We expect more QIPs in CY26 in the traditional sectors as Banks and NBFCs (Non-Banking Financial Companies) are priming up and India Inc is looking for acquisitions

What is your take on pricing discipline in IPOs? Average listing gains have been coming down. Is this because of aggressive pricing or market volatility?

Contrary to popular perception, Indian IPOs are very fairly priced now vis-a-vis 2020-2022.  Listing gains in India are not a barometer of fairness in IPO pricing. India has unique dynamics with respect to high retail and HNI (High Net-worth Individual).participation. Also bookrunners aren’t allowed to do market making in India unlike the US where underwriters are allowed to place stabilising bids.

This year's record IPO activity has been driven by tech IPOs. Will tech IPOs form a major part of the IPO market in 2026, too? Which other sectors do you see driving the 2026 IPO pipeline?

Larger IPOs will continue to be from the Tech industry with some large IPOs from Renewable, Healthcare, BFSI and Consumer sectors in the mix.
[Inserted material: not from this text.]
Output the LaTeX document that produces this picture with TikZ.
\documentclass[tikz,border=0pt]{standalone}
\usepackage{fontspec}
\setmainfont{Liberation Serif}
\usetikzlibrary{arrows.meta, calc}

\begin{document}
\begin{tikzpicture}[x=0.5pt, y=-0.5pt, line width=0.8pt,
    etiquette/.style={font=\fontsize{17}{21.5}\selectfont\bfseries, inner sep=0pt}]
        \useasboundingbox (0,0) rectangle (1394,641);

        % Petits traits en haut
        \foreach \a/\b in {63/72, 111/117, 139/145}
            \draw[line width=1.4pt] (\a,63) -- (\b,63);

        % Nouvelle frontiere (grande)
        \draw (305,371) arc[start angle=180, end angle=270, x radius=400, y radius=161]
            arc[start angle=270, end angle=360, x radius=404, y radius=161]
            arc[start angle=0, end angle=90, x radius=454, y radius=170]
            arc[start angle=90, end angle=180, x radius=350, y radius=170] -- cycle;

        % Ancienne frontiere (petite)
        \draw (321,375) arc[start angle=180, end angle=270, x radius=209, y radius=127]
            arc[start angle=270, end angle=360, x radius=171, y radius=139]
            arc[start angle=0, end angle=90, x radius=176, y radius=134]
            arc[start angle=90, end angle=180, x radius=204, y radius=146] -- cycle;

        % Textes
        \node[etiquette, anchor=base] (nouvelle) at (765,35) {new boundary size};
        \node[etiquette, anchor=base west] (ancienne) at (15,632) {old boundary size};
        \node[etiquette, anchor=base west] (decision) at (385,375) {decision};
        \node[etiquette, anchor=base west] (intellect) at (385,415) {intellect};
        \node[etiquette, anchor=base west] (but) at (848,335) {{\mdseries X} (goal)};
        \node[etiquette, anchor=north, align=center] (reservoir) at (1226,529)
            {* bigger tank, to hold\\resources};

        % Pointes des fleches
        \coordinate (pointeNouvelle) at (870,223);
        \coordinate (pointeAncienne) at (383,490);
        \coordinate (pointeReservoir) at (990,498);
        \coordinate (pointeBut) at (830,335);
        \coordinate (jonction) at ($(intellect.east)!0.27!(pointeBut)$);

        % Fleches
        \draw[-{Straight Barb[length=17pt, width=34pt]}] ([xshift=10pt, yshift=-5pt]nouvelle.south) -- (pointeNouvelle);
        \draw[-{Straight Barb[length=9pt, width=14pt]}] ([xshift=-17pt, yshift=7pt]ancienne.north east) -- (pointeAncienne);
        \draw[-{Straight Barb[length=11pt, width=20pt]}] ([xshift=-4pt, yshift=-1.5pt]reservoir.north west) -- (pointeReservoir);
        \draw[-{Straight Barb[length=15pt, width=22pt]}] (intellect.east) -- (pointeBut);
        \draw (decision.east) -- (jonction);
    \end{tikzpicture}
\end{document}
This will skew the fund raise percentage towards technology. We expect deals to continue unabated as SIP inflows continue and it requires good quality papers to be available in the market

Do you see MNCs continuing to monetise their Indian subsidiaries through IPOs in 2026?
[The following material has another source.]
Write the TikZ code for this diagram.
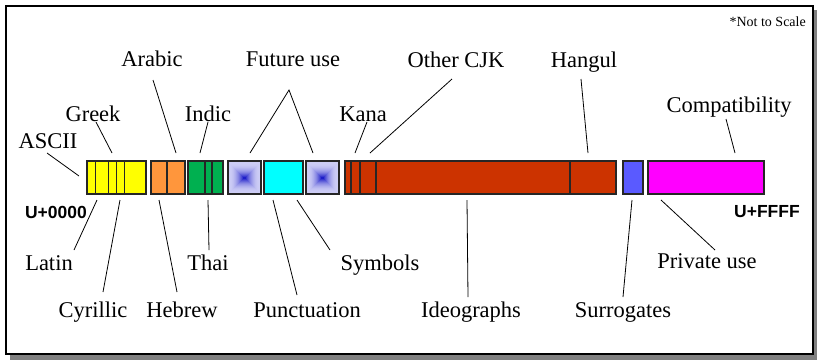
\documentclass[tikz,border=0pt]{standalone}
\usepackage{fontspec}
\setmainfont{Liberation Serif}
\newfontfamily\codefont{Liberation Sans}
\definecolor{segyellow}{RGB}{255,255,0}
\definecolor{segorange}{RGB}{255,150,60}
\definecolor{seggreen}{RGB}{0,176,80}
\definecolor{segcyan}{RGB}{0,255,255}
\definecolor{segred}{RGB}{204,51,0}
\definecolor{segsur}{RGB}{90,90,255}
\definecolor{segmag}{RGB}{255,0,255}
\definecolor{lav}{RGB}{205,205,245}
\definecolor{deepblue}{RGB}{30,30,200}
\definecolor{shadowgray}{RGB}{128,128,128}
\tikzset{
  lbl/.style={anchor=base, inner sep=0pt, font=\fontsize{22.5}{24}\selectfont},
  code/.style={anchor=base, inner sep=0pt, font=\codefont\bfseries\fontsize{17.5}{18}\selectfont},
  seg/.style={draw=black!85, line width=1.2pt, inner sep=0pt, minimum height=33pt},
  conn/.style={draw=black, line width=0.8pt},
  divider/.style={draw=black!85, line width=1.2pt}
}
\begin{document}
\begin{tikzpicture}[x=1pt,y=-1pt]
\useasboundingbox (0,0) rectangle (817,360);
% frame with shadow
\fill[shadowgray] (10,10) rectangle (817,360);
\draw[line width=1.5pt, fill=white] (6,6) rectangle (813,354);
\node[anchor=base east, inner sep=0pt, font=\fontsize{14}{15}\selectfont] (nts) at (806,26) {*Not to Scale};

% bar segments
\node[seg, fill=segyellow, minimum width=59pt] (yel) at (116.5,177.5) {};
\draw[divider] (95.7,161) -- (95.7,194) (108.3,161) -- (108.3,194) (116.7,161) -- (116.7,194) (124.3,161) -- (124.3,194);
\node[seg, fill=segorange, minimum width=34pt] (ora) at (168,177.5) {};
\draw[divider] (167,161) -- (167,194);
\node[seg, fill=seggreen, minimum width=35pt] (gre) at (205.5,177.5) {};
\draw[divider] (205,161) -- (205,194) (212,161) -- (212,194);
% future use boxes with square gradient
\foreach \cx/\nm in {244.5/fu1, 322.5/fu2}{
  \node[seg, fill=lav, minimum width=33pt] (\nm) at (\cx,177.5) {};
  \foreach \i in {1,...,15}{
    \pgfmathtruncatemacro{\p}{100*(\i/15)^2.2}
    \fill[deepblue!\p!lav] (\cx-16.5+\i,161.5+\i) rectangle (\cx+16.5-\i,193.5-\i);
  }
  \draw[draw=black!85, line width=1.2pt] (\cx-16.5,161) rectangle (\cx+16.5,194);
}
\node[seg, fill=segcyan, minimum width=39pt] (cya) at (283.5,177.5) {};
\node[seg, fill=segred, minimum width=271pt] (red) at (480.5,177.5) {};
\draw[divider] (351,161) -- (351,194) (360,161) -- (360,194) (376,161) -- (376,194) (570,161) -- (570,194);
\node[seg, fill=segsur, minimum width=20pt] (sur) at (633,177.5) {};
\node[seg, fill=segmag, minimum width=116pt] (mag) at (706,177.5) {};

% code point labels
\node[code] (u0) at (56,218) {U+0000};
\node[code] (uf) at (767,217) {U+FFFF};

% top labels
\node[lbl] (ascii) at (48,148) {ASCII};
\node[lbl] (greek) at (93,121) {Greek};
\node[lbl] (arabic) at (152,66) {Arabic};
\node[lbl] (indic) at (208,121) {Indic};
\node[lbl] (future) at (293,66) {Future use};
\node[lbl] (kana) at (363,121) {Kana};
\node[lbl] (cjk) at (456,67) {Other CJK};
\node[lbl] (hangul) at (584,67) {Hangul};
\node[lbl] (compat) at (729,112) {Compatibility};
% bottom labels
\node[lbl] (latin) at (49,270) {Latin};
\node[lbl] (thai) at (208,270) {Thai};
\node[lbl] (symbols) at (380,270) {Symbols};
\node[lbl] (private) at (707,268) {Private use};
\node[lbl] (cyrillic) at (93,317) {Cyrillic};
\node[lbl] (hebrew) at (182,317) {Hebrew};
\node[lbl] (punct) at (307,317) {Punctuation};
\node[lbl] (ideo) at (471,317) {Ideographs};
\node[lbl] (surr) at (623,317) {Surrogates};

% connector end points
\coordinate (ascii-a) at (47,153);   \coordinate (ascii-b) at (79,176);
\coordinate (greek-a) at (96,122);   \coordinate (greek-b) at (112,153);
\coordinate (arabic-a) at (153,80);  \coordinate (arabic-b) at (176,153);
\coordinate (indic-a) at (208,122);  \coordinate (indic-b) at (200,153);
\coordinate (future-a) at (289,90);  \coordinate (future-b) at (250,153); \coordinate (future-c) at (313,153);
\coordinate (kana-a) at (367,122);   \coordinate (kana-b) at (355,153);
\coordinate (cjk-a) at (452,79);     \coordinate (cjk-b) at (370,153);
\coordinate (hangul-a) at (581,79);  \coordinate (hangul-b) at (588,153);
\coordinate (compat-a) at (726,119); \coordinate (compat-b) at (735,153);
\coordinate (latin-a) at (97,200);   \coordinate (latin-b) at (74,250);
\coordinate (cyr-a) at (120,200);    \coordinate (cyr-b) at (103,292);
\coordinate (heb-a) at (159,200);    \coordinate (heb-b) at (177,292);
\coordinate (thai-a) at (208,200);   \coordinate (thai-b) at (209,250);
\coordinate (punct-a) at (273,200);  \coordinate (punct-b) at (297,295);
\coordinate (sym-a) at (297,200);    \coordinate (sym-b) at (330,250);
\coordinate (ideo-a) at (467,200);   \coordinate (ideo-b) at (468,297);
\coordinate (surr-a) at (632,200);   \coordinate (surr-b) at (623,297);
\coordinate (priv-a) at (661,200);   \coordinate (priv-b) at (715,250);

\draw[conn] (ascii-a) -- (ascii-b);
\draw[conn] (greek-a) -- (greek-b);
\draw[conn] (arabic-a) -- (arabic-b);
\draw[conn] (indic-a) -- (indic-b);
\draw[conn] (future-b) -- (future-a) -- (future-c);
\draw[conn] (kana-a) -- (kana-b);
\draw[conn] (cjk-a) -- (cjk-b);
\draw[conn] (hangul-a) -- (hangul-b);
\draw[conn] (compat-a) -- (compat-b);
\draw[conn] (latin-a) -- (latin-b);
\draw[conn] (cyr-a) -- (cyr-b);
\draw[conn] (heb-a) -- (heb-b);
\draw[conn] (thai-a) -- (thai-b);
\draw[conn] (punct-a) -- (punct-b);
\draw[conn] (sym-a) -- (sym-b);
\draw[conn] (ideo-a) -- (ideo-b);
\draw[conn] (surr-a) -- (surr-b);
\draw[conn] (priv-a) -- (priv-b);
\end{tikzpicture}
\end{document}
Undoubtedly, LG’s India listing, which Axis had led, was a huge success for both the shareholders and incoming investors. Success breeds more success and we are already handling  a couple more MNC (Multinational Corporation) -led India listings.

The Indian market has matured and the Securities and Exchange Board of India (Sebi)-led regulatory overhaul over the last few years has really given confidence to the global stakeholders on the stability of Indian regulations. The coming of age of Indian MFs (Mutual Funds), AIFs (Alternative Investment Funds) and insurance companies has also helped as the depth of the market is unrecognisable from 3-4 years ago.

What’s driving the recent rush of domestic investor interest in InvITs (Infrastructure Investment Trusts) ?

Issuers, bankers and SEBI have done a fabulous job in ensuring the product is perceived risk-free by the investors.

Retail and HNIs's hurdle rate expectations have changed. It is now being compared with G-Secs and even FDs. So a risk-free double digit return is being seen as comparable. Wealth managers are also recommending this product to their clientele in place of other fixed income products. Amongst the institutional investors, insurance companies, banks and corporate treasuries, which do not have access to such a product, are lapping it up big time.

There are several InvIT IPOs that are expected next year. Are InvITs, as a product, suitable for retail investors? Are retail investors today more aware of the nature of hybrid products like InvIT?

It should be part of every retail investor’s capital allocation.

I have personally seen the product evolve, post 2017, when the IPOs even had a grey market premium (for a yield product!). At every stage, the issuers and bankers have sat with the regulators (Sebi, IRDAI) to help change the regulations to enable more institutional participation which has led to a stage where we are raising Rs 20,000 crore this year in InvITs and another Rs 10,000 crore in REITs.

Proactive regulatory interventions have really helped this product and a lot of kudos should go to the regulators for this. As more infra asset classes come into InvITs, this sector is only going to continue to grow.

We expect more Public InvITs than private, due to the prevailing interest rate and exchange rate situations, which makes the Indian investor more attracted to this product vis a vis foreign ones.